The curiosity that I had about brass playing the Pachelbel Canon was that I knew it as a tender, romantic piece. But the trumpet, I thought, was supposed to be brassy, loud, and slightly annoying. I didn’t know how they could be mixed.

But as I listened to the two cds, I discovered that brass instruments could be formed into ensembles and choirs. The instrument could be brassy, but there was a way that these guys played that sang. I became obsessed. My friends started telling me that if I said the words Canadian Brass one more time, they’d find a way to shut me up.

A few years later, I walked into a Waldenbooks and discovered another cd.
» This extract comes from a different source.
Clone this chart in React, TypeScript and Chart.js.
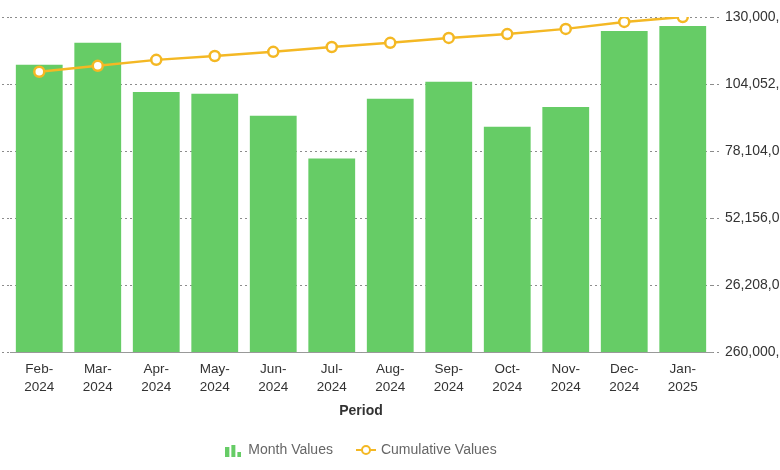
import React, { useEffect, useRef } from "react";
import { Chart, registerables } from "chart.js";

Chart.register(...registerables);

const categories = [
  "Feb-2024", "Mar-2024", "Apr-2024", "May-2024", "Jun-2024", "Jul-2024",
  "Aug-2024", "Sep-2024", "Oct-2024", "Nov-2024", "Dec-2024", "Jan-2025",
];
const monthValues = [
  111.5e9, 120.0e9, 101.0e9, 100.3e9, 91.8e9, 75.2e9,
  98.3e9, 104.9e9, 87.5e9, 95.2e9, 124.6e9, 126.5e9,
];
const cumulativeValues = [
  108.8e9, 111.1e9, 113.4e9, 114.9e9, 116.5e9, 118.4e9,
  120.0e9, 121.9e9, 123.4e9, 125.4e9, 128.1e9, 130.0e9,
];
const tickValues = [260e6, 26208e6, 52156e6, 78104e6, 104052e6, 130000e6];

const BAR_COLOR = "#66CC66";
const LINE_COLOR = "#F4B824";
const GRID_COLOR = "#8c8c8c";
const FONT = "'Helvetica Neue', Helvetica, Arial, 'Liberation Sans', sans-serif";

function makeBarIcon(): HTMLCanvasElement {
  const c = document.createElement("canvas");
  c.width = 16;
  c.height = 14;
  const ctx = c.getContext("2d")!;
  ctx.fillStyle = BAR_COLOR;
  ctx.fillRect(0, 4, 4, 10);
  ctx.fillRect(6, 2, 4, 12);
  ctx.fillRect(12, 9, 4, 5);
  return c;
}

function makeLineIcon(): HTMLCanvasElement {
  const c = document.createElement("canvas");
  c.width = 20;
  c.height = 14;
  const ctx = c.getContext("2d")!;
  ctx.strokeStyle = LINE_COLOR;
  ctx.lineWidth = 2;
  ctx.beginPath();
  ctx.moveTo(0, 7);
  ctx.lineTo(20, 7);
  ctx.stroke();
  ctx.beginPath();
  ctx.arc(10, 7, 4, 0, Math.PI * 2);
  ctx.fillStyle = "#fff";
  ctx.fill();
  ctx.stroke();
  return c;
}

export default function App() {
  const ref = useRef<HTMLCanvasElement | null>(null);

  useEffect(() => {
    document.body.style.margin = "0";
    const canvas = ref.current;
    if (!canvas) return;
    const icons = [makeBarIcon(), makeLineIcon()];

    const setTicks = (scale: any) => {
      scale.ticks = tickValues.map((v) => ({ value: v }));
    };

    const chart = new Chart(canvas, {
      type: "bar",
      data: {
        labels: categories,
        datasets: [
          {
            type: "bar",
            label: "Month Values",
            data: monthValues,
            backgroundColor: BAR_COLOR,
            borderWidth: 0,
            barPercentage: 0.8,
            categoryPercentage: 1.0,
            yAxisID: "y1",
            order: 1,
          } as any,
          {
            type: "line",
            label: "Cumulative Values",
            data: cumulativeValues,
            borderColor: LINE_COLOR,
            backgroundColor: "#ffffff",
            borderWidth: 2.5,
            pointRadius: 5,
            pointBorderWidth: 2.5,
            pointBackgroundColor: "#ffffff",
            pointBorderColor: LINE_COLOR,
            tension: 0,
            yAxisID: "y1",
            order: 0,
          } as any,
        ],
      },
      options: {
        responsive: true,
        maintainAspectRatio: false,
        animation: false,
        layout: { padding: { left: 2, right: 0, top: 17, bottom: 3 } },
        plugins: {
          tooltip: { enabled: false },
          legend: {
            position: "bottom",
            fullSize: false,
            labels: {
              usePointStyle: true,
              pointStyleWidth: 16,
              padding: 25,
              color: "#666666",
              font: { family: FONT, size: 14 },
              sort: (a: any, b: any) => a.datasetIndex - b.datasetIndex,
              generateLabels: (ch: any) => {
                const items = Chart.defaults.plugins.legend.labels.generateLabels(ch);
                return items.map((it: any) => ({ ...it, pointStyle: icons[it.datasetIndex] }));
              },
            },
          },
        },
        scales: {
          x: {
            grid: { display: false, drawTicks: false },
            border: { display: true, color: "#999999", width: 1 },
            ticks: {
              color: "#333333",
              padding: 8,
              maxRotation: 0,
              autoSkip: false,
              font: { family: FONT, size: 13.5, lineHeight: 1.33 },
              callback: (_v: any, i: number) => {
                const s = categories[i];
                const k = s.indexOf("-");
                return [s.slice(0, k + 1), s.slice(k + 1)];
              },
            },
            title: {
              display: true,
              text: "Period",
              color: "#333333",
              font: { family: FONT, size: 14, weight: "bold", lineHeight: 1.0 },
              padding: { top: 0, bottom: 0 },
            },
          },
          y: {
            position: "left",
            min: tickValues[0],
            max: tickValues[tickValues.length - 1],
            afterBuildTicks: setTicks,
            grid: {
              color: GRID_COLOR,
              tickLength: 8,
              lineWidth: 1,
              tickBorderDash: [2, 3],
            },
            border: { display: false, dash: [2, 3] },
            ticks: { display: false },
          } as any,
          y1: {
            position: "right",
            min: tickValues[0],
            max: tickValues[tickValues.length - 1],
            afterBuildTicks: setTicks,
            afterFit: (scale: any) => {
              scale.width = 68;
            },
            grid: {
              drawOnChartArea: false,
              color: GRID_COLOR,
              tickLength: 7,
              tickBorderDash: [2, 3],
            },
            border: { display: false, dash: [2, 3] },
            ticks: {
              color: "#333333",
              padding: 6,
              font: { family: FONT, size: 14 },
              callback: (v: any) => Number(v).toLocaleString("en-US"),
            },
          } as any,
        },
      },
    });
    return () => chart.destroy();
  }, []);

  return (
    <div style={{ position: "relative", width: 780, height: 470 }}>
      <canvas ref={ref} />
    </div>
  );
}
This one was called The Antiphonal Music of Gabrieli. By that time, I had listened to both of my cds ad nauseum, and I knew just enough to be dangerous. I knew, for example, that Gabrieli was a Renaissance composer who had invented the terms piano and forte to indicate loud and soft playing, and I knew that he installed choirs of people to sing in churches to create a surround sound effect. I also knew that there was some Gabrieli on the Greatest Hits cd. In fact, some of the takes on the Greatest Hits cd were directly pulled from the Antiphonal Music album.

But as I read the liner notes for this piece, I discovered that what I had been listening to on the Greatest Hits album had been nothing short of amazing. It had featured the brass sections of the 1960s of a few big American orchestras – Chicago, Philadelphia, and Cleveland. The legendary chops of Bud Herseth, the longtime principal trumpeter of the Chicago Symphony Orchestra, were on full display. They had made their schedules meet, and according to a tubist who was there, what had happened was that they had simply sat down, recorded a bunch of Gabrieli’s Sacrae Symphoniae, and gone to the pub, whereupon they realized that they hadn’t tuned but sounded fine anyway. It was from this album that I learned that pitch was relative, that tone was everything, and that playing chorally and antiphonally by simply listening to each other can solve problems usually resolved nowadays by more scientific forms of tuning.

I have been thinking recently of this album’s impact on my life since I have become the informal cantor at both my Richmond and Chicago temples in the Kyivan Church. I am not a good singer by any stretch of the imagination, and I do not have absolute pitch. But the image of the people that I lead in singing often reminds me of this rowdy group of brass players drinking, smoking, and swearing, and I realized recently that I got this sensibility from listening to this album. Indeed, most brass players swear by this album as the mother of all brass choir and ensemble albums that have come afterward.

In an ironic twist, perhaps the Lord did call me to the trumpet. In a church that sings a capella, I may not be able to use either brass or keyboard to serve him. But playing the trumpet gave me my choral sensibilities, and if as Holy Ignatius of Antioch tells the Ephesians the church is a choir, then in some strange way, maybe I am still praising him with the trumpet.

I was nominated by our blog’s former resident Latin Catholic Person, Eugenia Geisel, to do the Facebook Album Art Challenge. Posting the covers gave me some nostalgia that I wish to work through. I am therefore blogging about it too now concurrently. Perhaps Eugenia will do so as well on her blog, Lipstick on My Relics. This is the first of ten in the series.